What to do: Examine the entries and show every line in which the word "script" is found.

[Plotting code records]
********************

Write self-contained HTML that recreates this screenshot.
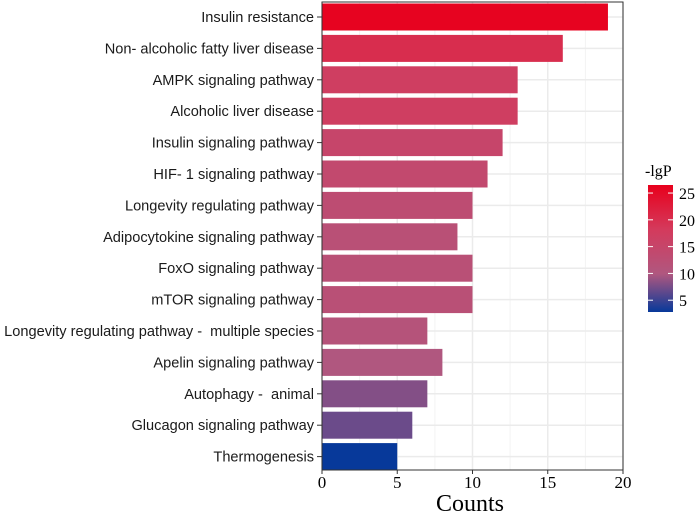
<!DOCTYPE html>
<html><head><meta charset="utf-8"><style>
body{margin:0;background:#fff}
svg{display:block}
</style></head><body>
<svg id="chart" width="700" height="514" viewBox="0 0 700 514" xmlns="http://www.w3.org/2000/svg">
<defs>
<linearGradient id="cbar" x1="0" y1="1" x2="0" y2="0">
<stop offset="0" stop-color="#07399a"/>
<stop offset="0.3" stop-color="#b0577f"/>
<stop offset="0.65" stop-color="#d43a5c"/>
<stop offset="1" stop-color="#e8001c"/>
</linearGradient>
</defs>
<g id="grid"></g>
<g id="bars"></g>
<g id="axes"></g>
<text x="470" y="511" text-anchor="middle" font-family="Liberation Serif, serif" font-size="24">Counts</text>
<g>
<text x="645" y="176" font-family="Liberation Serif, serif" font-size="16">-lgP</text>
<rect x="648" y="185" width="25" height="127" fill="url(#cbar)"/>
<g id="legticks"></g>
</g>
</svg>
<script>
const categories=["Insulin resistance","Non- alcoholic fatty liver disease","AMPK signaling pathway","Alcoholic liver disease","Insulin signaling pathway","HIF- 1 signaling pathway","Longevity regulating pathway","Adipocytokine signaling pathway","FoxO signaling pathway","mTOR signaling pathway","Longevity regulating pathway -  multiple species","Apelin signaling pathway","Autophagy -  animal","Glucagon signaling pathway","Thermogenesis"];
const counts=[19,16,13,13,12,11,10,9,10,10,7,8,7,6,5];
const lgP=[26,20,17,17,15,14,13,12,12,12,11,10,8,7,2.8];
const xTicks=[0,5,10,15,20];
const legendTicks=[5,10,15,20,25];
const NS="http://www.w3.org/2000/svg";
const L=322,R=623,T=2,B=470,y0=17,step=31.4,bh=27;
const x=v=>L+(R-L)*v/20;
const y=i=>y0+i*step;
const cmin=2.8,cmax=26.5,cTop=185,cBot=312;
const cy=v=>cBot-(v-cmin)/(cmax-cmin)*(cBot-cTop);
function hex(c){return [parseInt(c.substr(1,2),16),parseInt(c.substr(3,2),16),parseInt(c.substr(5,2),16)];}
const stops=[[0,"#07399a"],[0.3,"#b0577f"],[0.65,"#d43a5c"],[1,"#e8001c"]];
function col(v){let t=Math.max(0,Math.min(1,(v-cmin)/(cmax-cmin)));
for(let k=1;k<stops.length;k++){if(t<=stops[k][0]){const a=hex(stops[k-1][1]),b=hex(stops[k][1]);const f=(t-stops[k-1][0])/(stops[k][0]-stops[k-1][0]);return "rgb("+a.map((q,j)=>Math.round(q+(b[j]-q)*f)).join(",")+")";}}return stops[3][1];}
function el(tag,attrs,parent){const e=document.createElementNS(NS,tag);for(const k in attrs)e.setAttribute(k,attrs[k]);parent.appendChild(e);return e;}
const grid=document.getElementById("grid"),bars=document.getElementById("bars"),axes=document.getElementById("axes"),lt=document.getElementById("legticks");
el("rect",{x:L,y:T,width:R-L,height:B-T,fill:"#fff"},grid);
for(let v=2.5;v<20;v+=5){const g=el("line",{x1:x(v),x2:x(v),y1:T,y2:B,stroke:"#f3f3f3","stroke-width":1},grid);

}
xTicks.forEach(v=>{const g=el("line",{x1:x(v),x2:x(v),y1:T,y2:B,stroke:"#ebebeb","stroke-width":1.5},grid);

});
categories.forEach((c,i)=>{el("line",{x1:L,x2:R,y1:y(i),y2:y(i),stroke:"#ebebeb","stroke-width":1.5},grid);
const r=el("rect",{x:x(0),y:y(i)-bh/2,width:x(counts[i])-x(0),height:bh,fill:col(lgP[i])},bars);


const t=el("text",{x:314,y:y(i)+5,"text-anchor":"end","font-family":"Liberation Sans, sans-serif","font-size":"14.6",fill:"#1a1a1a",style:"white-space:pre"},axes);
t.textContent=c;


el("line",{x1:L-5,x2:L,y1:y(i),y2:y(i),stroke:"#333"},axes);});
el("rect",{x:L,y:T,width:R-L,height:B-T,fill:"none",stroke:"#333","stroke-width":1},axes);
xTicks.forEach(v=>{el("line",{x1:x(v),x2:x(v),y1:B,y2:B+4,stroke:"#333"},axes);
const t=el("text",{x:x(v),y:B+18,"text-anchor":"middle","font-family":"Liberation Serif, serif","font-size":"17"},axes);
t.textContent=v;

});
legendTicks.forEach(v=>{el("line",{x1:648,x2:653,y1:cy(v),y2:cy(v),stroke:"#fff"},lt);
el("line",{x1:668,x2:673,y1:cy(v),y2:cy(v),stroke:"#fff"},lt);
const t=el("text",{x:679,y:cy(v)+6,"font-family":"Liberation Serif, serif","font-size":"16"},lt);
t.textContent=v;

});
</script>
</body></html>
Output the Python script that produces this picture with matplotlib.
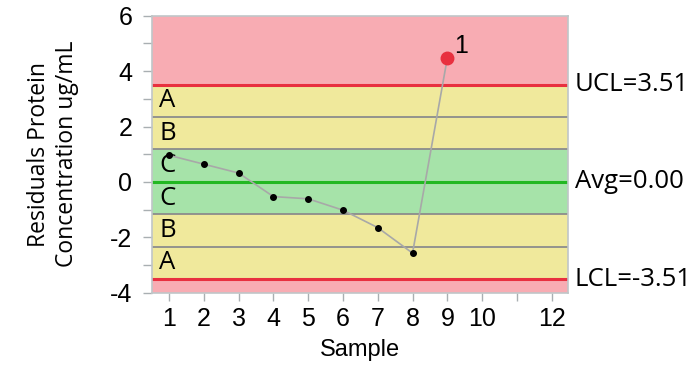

********************

Reply to the exercise:
<script>
</script>
Output the Python script that produces this picture with matplotlib.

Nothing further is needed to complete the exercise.